Most of us set these up years ago and haven’t looked at them since. We assume that loyalty is rewarded, but in many industries, the opposite is true. There is often a “loyalty penalty” where long-term customers are charged more than new sign-ups.
If you haven’t audited your recurring service contracts in the last twelve months, you are almost certainly overpaying. This isn’t about being cheap; it’s about ensuring that you are paying the current market rate for the value you receive. Negotiating a lower rate or switching to a more competitive provider can plug a leak that might be draining hundreds, if not thousands, out of your household economy annually. It’s one of the few ways to “make” money without actually doing more work.
Underestimating the “Small Batch” Habit
We often focus on the big wins—the career move or the investment return—while ignoring the daily habits that quietly bleed us dry. For me, it was the mid-afternoon ritual. A specific snack, a specific drink, a specific walk to a specific shop.
It felt like a mental health break. And perhaps it was. But when I actually sat down and did the math, that one habit was costing me a staggering amount over the course of a year. It wasn’t just the cash; it was the fact that it was “invisible” money. It was money I didn’t even think about spending.
When your spending becomes unconscious, you lose control. The goal isn’t to live a life of deprivation—I still enjoy my coffee—but to move that spending from the “unconscious” column to the “intentional” column. When you are intentional, you might decide that the afternoon snack is worth it, or you might realize you’d rather put that money toward a trip or a debt. But as long as it’s a leak, you don’t even have the choice.

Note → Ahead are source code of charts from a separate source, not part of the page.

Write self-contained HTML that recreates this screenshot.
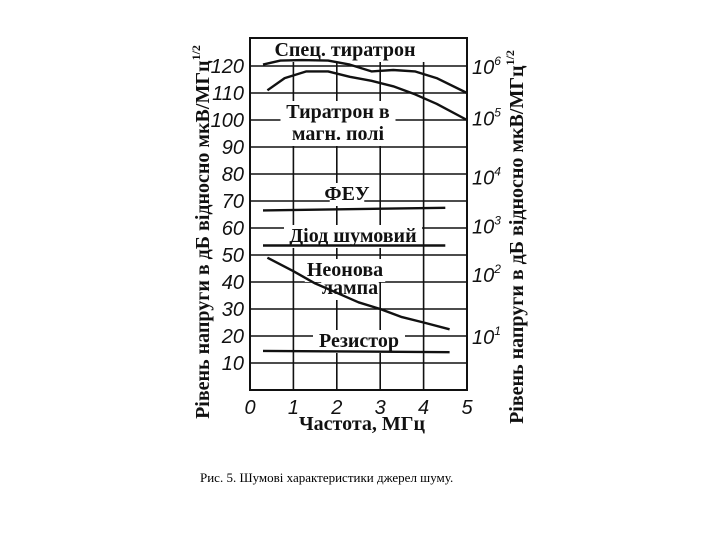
<!DOCTYPE html>
<html><head><meta charset="utf-8"><style>
body{margin:0;background:#fff;width:720px;height:540px;overflow:hidden}
svg{display:block}
.t{font-family:"Liberation Sans",sans-serif;font-style:italic;font-size:20px;fill:#111}
.b{font-family:"Liberation Serif",serif;font-weight:bold;font-size:20px;fill:#111}
</style></head><body>
<svg id="c" width="720" height="540">
<rect width="720" height="540" fill="#fff"/>
<g id="grid"></g><g id="labels"></g><g id="curves"></g>
<text class="b" transform="translate(209,232) rotate(-90)" text-anchor="middle" font-size="19">Рівень напруги в дБ відносно мкВ/МГц<tspan dy="-9" font-size="12">1/2</tspan></text>
<text class="b" transform="translate(523,237) rotate(-90)" text-anchor="middle" font-size="19">Рівень напруги в дБ відносно мкВ/МГц<tspan dy="-9" font-size="12">1/2</tspan></text>
<text class="b" x="362" y="430" text-anchor="middle">Частота, МГц</text>
<text x="200" y="482" font-family="Liberation Serif,serif" font-size="13">Рис. 5. Шумові характеристики джерел шуму.</text>
</svg>
<script>
const xTicks=[0,1,2,3,4,5];
const yTicks=[10,20,30,40,50,60,70,80,90,100,110,120];
const rightExp=['6','5','4','3','2','1'];
const rightVals=[120,101,79,61,43,20];
const specX=[0.3,0.7,1.2,1.8,2.3,2.8,3.3,3.8,4.3,5];
const specY=[120.5,122,122.2,122,120.5,118,118.5,118,115.5,110];
const magX=[0.4,0.8,1.3,1.8,2.3,2.8,3.3,3.8,4.3,5];
const magY=[111,115.5,118,118,116,114.5,112.5,109.5,106,100];
const feuX=[0.3,4.5];const feuY=[66.5,67.5];
const diodX=[0.3,4.5];const diodY=[53.5,53.5];
const neonX=[0.4,1,1.5,2,2.5,3,3.5,4,4.6];
const neonY=[49,44,39.5,36,32.5,30,27,25,22.5];
const resX=[0.3,4.6];const resY=[14.5,14];
const X=v=>250+v*43.4, Y=v=>390-v*2.7;
const NS='http://www.w3.org/2000/svg';
function mk(t,a,p){const e=document.createElementNS(NS,t);for(const k in a)e.setAttribute(k,a[k]);p.appendChild(e);return e;}
const g=document.getElementById('grid');
let r=mk('rect',{x:X(0),y:38,width:X(5)-X(0),height:Y(0)-38,fill:'none',stroke:'#111','stroke-width':2},g);


yTicks.forEach(v=>{const l=mk('line',{x1:X(0),x2:X(5),y1:Y(v),y2:Y(v),stroke:'#111','stroke-width':1.6},g);


const t=mk('text',{x:X(0)-6,y:Y(v)+7,'text-anchor':'end',class:'t'},g);t.textContent=v;

});
xTicks.forEach(v=>{if(v>0&&v<5){const l=mk('line',{x1:X(v),x2:X(v),y1:38,y2:Y(0),stroke:'#111','stroke-width':1.6},g);

}
const t=mk('text',{x:X(v),y:Y(0)+24,'text-anchor':'middle',class:'t'},g);t.textContent=v;

});
rightExp.forEach((e,i)=>{const t=mk('text',{x:X(5)+5,y:Y(rightVals[i])+8,class:'t'},g);t.textContent='10';


const s=mk('tspan',{dy:-9,'font-size':12},t);s.textContent=e;});
const cg=document.getElementById('curves');
function curve(xs,ys,name){let d='';xs.forEach((x,i)=>{d+=(i?'L':'M')+X(x).toFixed(1)+' '+Y(ys[i]).toFixed(1);});
const p=mk('path',{d:d,fill:'none',stroke:'#111','stroke-width':2.4,'stroke-linejoin':'round'},cg);

}
const lg=document.getElementById('labels');
function lab(x,y,s,name){const bb=s.length*11.5;mk('rect',{x:x-bb/2,y:y-17,width:bb,height:23,fill:'#fff'},lg);
const t=mk('text',{x:x,y:y,'text-anchor':'middle',class:'b'},lg);t.textContent=s;

}
lab(345,56,'Спец. тиратрон','label-spec-thyratron');
lab(338,118,'Тиратрон в','label-thyratron-magnetic');
lab(338,140,'магн. полі','label-thyratron-magnetic-2');
lab(347,200,'ФЕУ','label-feu');
lab(353,242,'Діод шумовий','label-diode');
lab(345,276,'Неонова','label-neon');
lab(350,294,'лампа','label-neon-2');
lab(359,347,'Резистор','label-resistor');
curve(specX,specY,'spec-thyratron-line');
curve(magX,magY,'thyratron-magnetic-line');
curve(feuX,feuY,'feu-line');
curve(diodX,diodY,'diode-line');
curve(neonX,neonY,'neon-lamp-line');
curve(resX,resY,'resistor-line');
</script>
</body></html>
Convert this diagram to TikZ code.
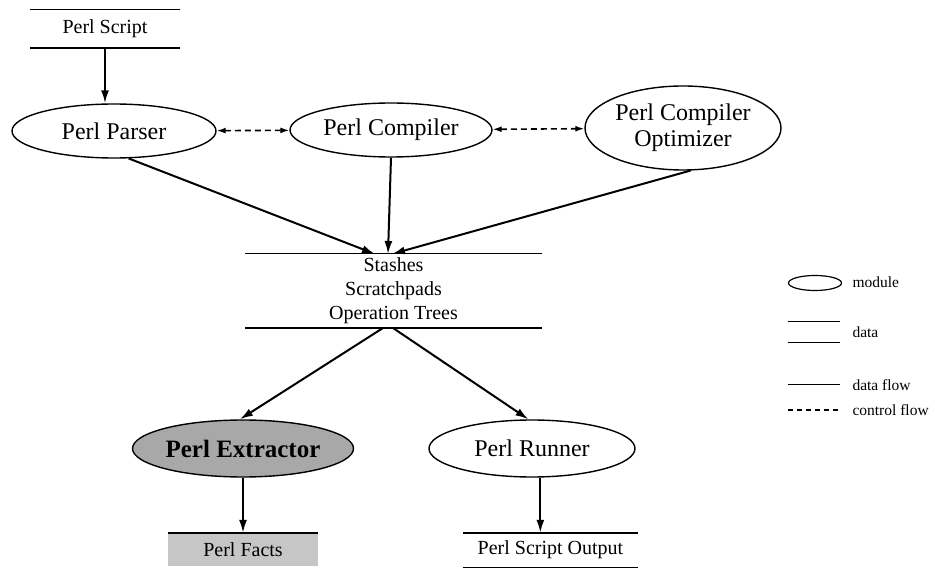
\documentclass[tikz,border=0pt]{standalone}
\usepackage{fontspec}
\setmainfont{Liberation Serif}
\usetikzlibrary{shapes.geometric,arrows.meta}
\begin{document}
\begin{tikzpicture}[x=1pt,y=-1pt,
  module/.style={draw,ellipse,line width=1.4pt,inner sep=0pt,font=\fontsize{24}{26}\selectfont},
  store/.style={inner sep=0pt,align=center},
  flow/.style={line width=2pt,-{Latex[length=13pt,width=8pt]}},
  ctrl/.style={line width=1.6pt,dash pattern=on 6pt off 4pt,{Latex[length=9pt,width=6pt]}-{Latex[length=9pt,width=6pt]}},
  rule/.style={line width=1.4pt},
  legtext/.style={anchor=west,font=\fontsize{15.5}{17}\selectfont}]
\useasboundingbox (0,0) rectangle (935,569);

% data stores
\node[store,minimum width=150pt,minimum height=38pt,font=\fontsize{20}{22}\selectfont] (script) at (105,29) {Perl Script};
\draw[rule] (script.north west) -- (script.north east) (script.south west) -- (script.south east);

\node[store,minimum width=297pt,minimum height=74pt,font=\fontsize{20}{24}\selectfont] (stash) at (393.5,291) {Stashes\\Scratchpads\\Operation Trees};
\draw[rule] (stash.north west) -- (stash.north east) (stash.south west) -- (stash.south east);
\coordinate (sin1) at (375,254);
\coordinate (sin2) at (388,254);
\coordinate (sin3) at (392,254);
\coordinate (sout1) at (383,328);
\coordinate (sout2) at (393,328);

\node[store,minimum width=150pt,minimum height=33pt,fill=gray!45,font=\fontsize{20}{22}\selectfont] (facts) at (243,549.5) {Perl Facts};
\draw[rule] (facts.north west) -- (facts.north east);

\node[store,minimum width=175pt,minimum height=34pt,font=\fontsize{20}{22}\selectfont] (output) at (550.5,550) {Perl Script Output};
\draw[rule] (output.north west) -- (output.north east) (output.south west) -- (output.south east);

% modules
\node[module,minimum width=204pt,minimum height=54pt] (parser) at (114,131) {Perl Parser};
\node[module,minimum width=202pt,minimum height=54pt] (compiler) at (391,130) {Perl Compiler};
\node[module,minimum width=196pt,minimum height=84pt,align=center] (optim) at (683,128) {Perl Compiler\\Optimizer};
\node[module,minimum width=221pt,minimum height=57pt,fill=gray!68,font=\fontsize{25}{27}\selectfont\bfseries] (extr) at (243,448.5) {Perl Extractor};
\node[module,minimum width=206pt,minimum height=57pt] (runner) at (532,448.5) {Perl Runner};

% data flow
\draw[flow] (script.south) -- (script.south |- parser.north);
\draw[flow] (parser.-62) -- (sin1);
\draw[flow] (compiler.south) -- (sin2);
\draw[flow] (optim.-80) -- (sin3);
\draw[flow] (sout1) -- (extr.96);
\draw[flow] (sout2) -- (runner.97);
\draw[flow] (extr.south) -- (facts.north);
\draw[flow] (runner.-74) -- (runner.-74 |- output.north);

% control flow
\draw[ctrl] (parser) -- (compiler);
\draw[ctrl] (compiler) -- (optim);

% legend
\node[draw,ellipse,line width=1.2pt,minimum width=53pt,minimum height=15pt,inner sep=0pt] (lmod) at (815,283) {};
\node[legtext] at (849,282) {module};
\coordinate (ld1) at (788,322); \coordinate (ld2) at (840,322);
\coordinate (ld3) at (788,343); \coordinate (ld4) at (840,343);
\draw[line width=1pt] (ld1) -- (ld2) (ld3) -- (ld4);
\node[legtext] at (849,332) {data};
\coordinate (lf1) at (788,385); \coordinate (lf2) at (840,385);
\draw[line width=1pt] (lf1) -- (lf2);
\node[legtext] at (849,385) {data flow};
\coordinate (lc1) at (788,410); \coordinate (lc2) at (840,410);
\draw[line width=1.4pt,dash pattern=on 5pt off 4pt] (lc1) -- (lc2);
\node[legtext] at (849,410) {control flow};
\end{tikzpicture}
\end{document}
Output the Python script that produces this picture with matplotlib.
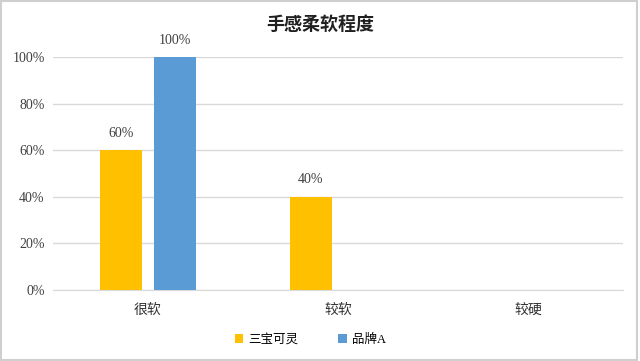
import numpy as np
import matplotlib.pyplot as plt
from matplotlib.patches import Rectangle

plt.rcParams["font.family"] = ["Liberation Serif", "Noto Sans CJK SC"]

categories = ["很软", "较软", "较硬"]
series_names = ["三宝可灵", "品牌A"]
sanbao = [0.60, 0.40, None]
brand_a = [1.00, None, None]
colors = ["#FFC000", "#5B9BD5"]

fig = plt.figure(figsize=(6.4, 3.61), dpi=100)
ax = fig.add_axes([53 / 640, 1 - 290 / 361, 570 / 640, 233 / 361])

x = np.arange(len(categories))
width = 0.22
offsets = [-0.143, 0.143]
for vals, off, col, name in zip([sanbao, brand_a], offsets, colors, series_names):
    xs = [xi + off for xi, v in zip(x, vals) if v is not None]
    ys = [v for v in vals if v is not None]
    bars = ax.bar(xs, ys, width=width, color=col, label=name, zorder=3)
    for b, v in zip(bars, ys):
        ax.text(b.get_x() + b.get_width() / 2, v + 0.045, f"{v:.0%}",
                ha="center", va="bottom", fontsize=10, color="#404040")

ax.set_xlim(-0.5, len(categories) - 0.5)
ax.set_ylim(0, 1.0)
ax.set_yticks(np.arange(0, 1.01, 0.2))
ax.set_yticklabels([f"{t:.0%}" for t in np.arange(0, 1.01, 0.2)])
ax.set_xticks(x)
ax.set_xticklabels(categories)
ax.grid(axis="y", color="#D9D9D9", linewidth=1, zorder=0)
for s in ["top", "right", "left"]:
    ax.spines[s].set_visible(False)
ax.spines["bottom"].set_color("#D9D9D9")
ax.tick_params(axis="both", length=0, labelsize=10, colors="#404040")
ax.tick_params(axis="x", pad=10, labelsize=10, labelcolor="#303030")
ax.tick_params(axis="y", pad=6)

fig.text(0.5, 1 - 25 / 361, "手感柔软程度", ha="center", va="center",
         fontsize=13, fontweight="bold", color="#202020")

fig.legend(loc="center", bbox_to_anchor=(0.485, 1 - 340 / 361), ncol=2,
           frameon=False, fontsize=9, handlelength=0.7, handleheight=0.7,
           columnspacing=3.2, handletextpad=0.4)

fig.patches.append(Rectangle((0.002, 0.004), 0.994, 0.992, transform=fig.transFigure,
                             fill=False, edgecolor="#CFCFCF", linewidth=1.5))

fig.savefig("out.png", dpi=100)
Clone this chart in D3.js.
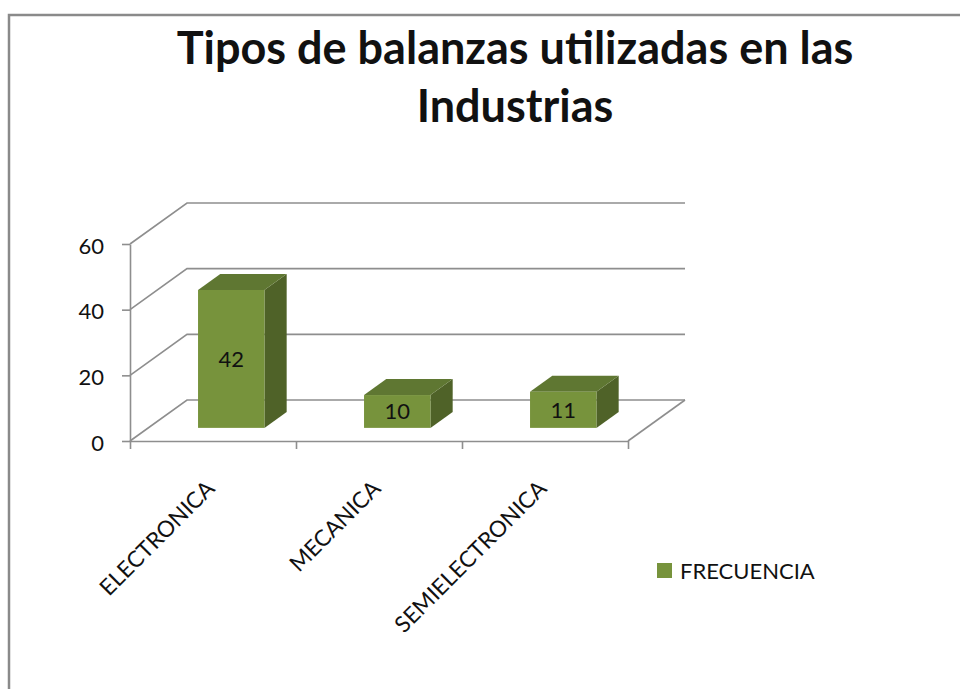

The Hidden Fees of Financial Management
Finally, there is the leak that happens within our actual money buckets. This is perhaps the most frustrating one because it’s often hidden in the fine print of the institutions we trust to hold our wealth.
Management fees, transaction costs, and maintenance charges on accounts can seem like tiny percentages—0.5% here, 1% there. To the casual observer, these numbers look small. But in the world of finance, these percentages are massive. Over a twenty or thirty-year horizon, a 1% fee can eat up a third or more of your total potential wealth due to the way compounding works.
I spent years not questioning the fees on my investment accounts because I didn’t want to seem “difficult” or because I didn’t fully understand the impact. Now, I look at fees as a direct attack on my future. Every dollar you pay in unnecessary fees is a dollar that isn’t compounding for you. It’s the ultimate hidden leak because it doesn’t just take your money; it takes the time your money could have bought you.
Assessing the Damage
Plugging these leaks requires a shift in perspective. It isn’t about being “frugal” in the sense of being miserly. It’s about being an efficient steward of your resources.
If you were running a business and realized that 15% of your revenue was simply disappearing into administrative errors and forgotten subscriptions, you would be horrified. You would spend every waking hour fixing it. Yet, we rarely apply that same rigor to our personal lives.
The first step is always an audit. Not a cursory glance at your banking app, but a deep, uncomfortable dive into every single outflow of cash. You have to look at the small numbers with the same intensity you look at the big ones.
What I found when I did this was a sense of relief. I realized that I didn’t necessarily need to earn more to feel more secure; I just needed to stop letting my hard-earned income evaporate. There is a profound sense of power that comes from knowing exactly where every unit of your currency is going. It turns money from a source of anxiety into a tool for design.
When you stop the leaks, you’ll find that your financial “vessel” starts to fill up much faster than you ever thought possible. You aren’t just saving money; you are reclaiming your life’s energy.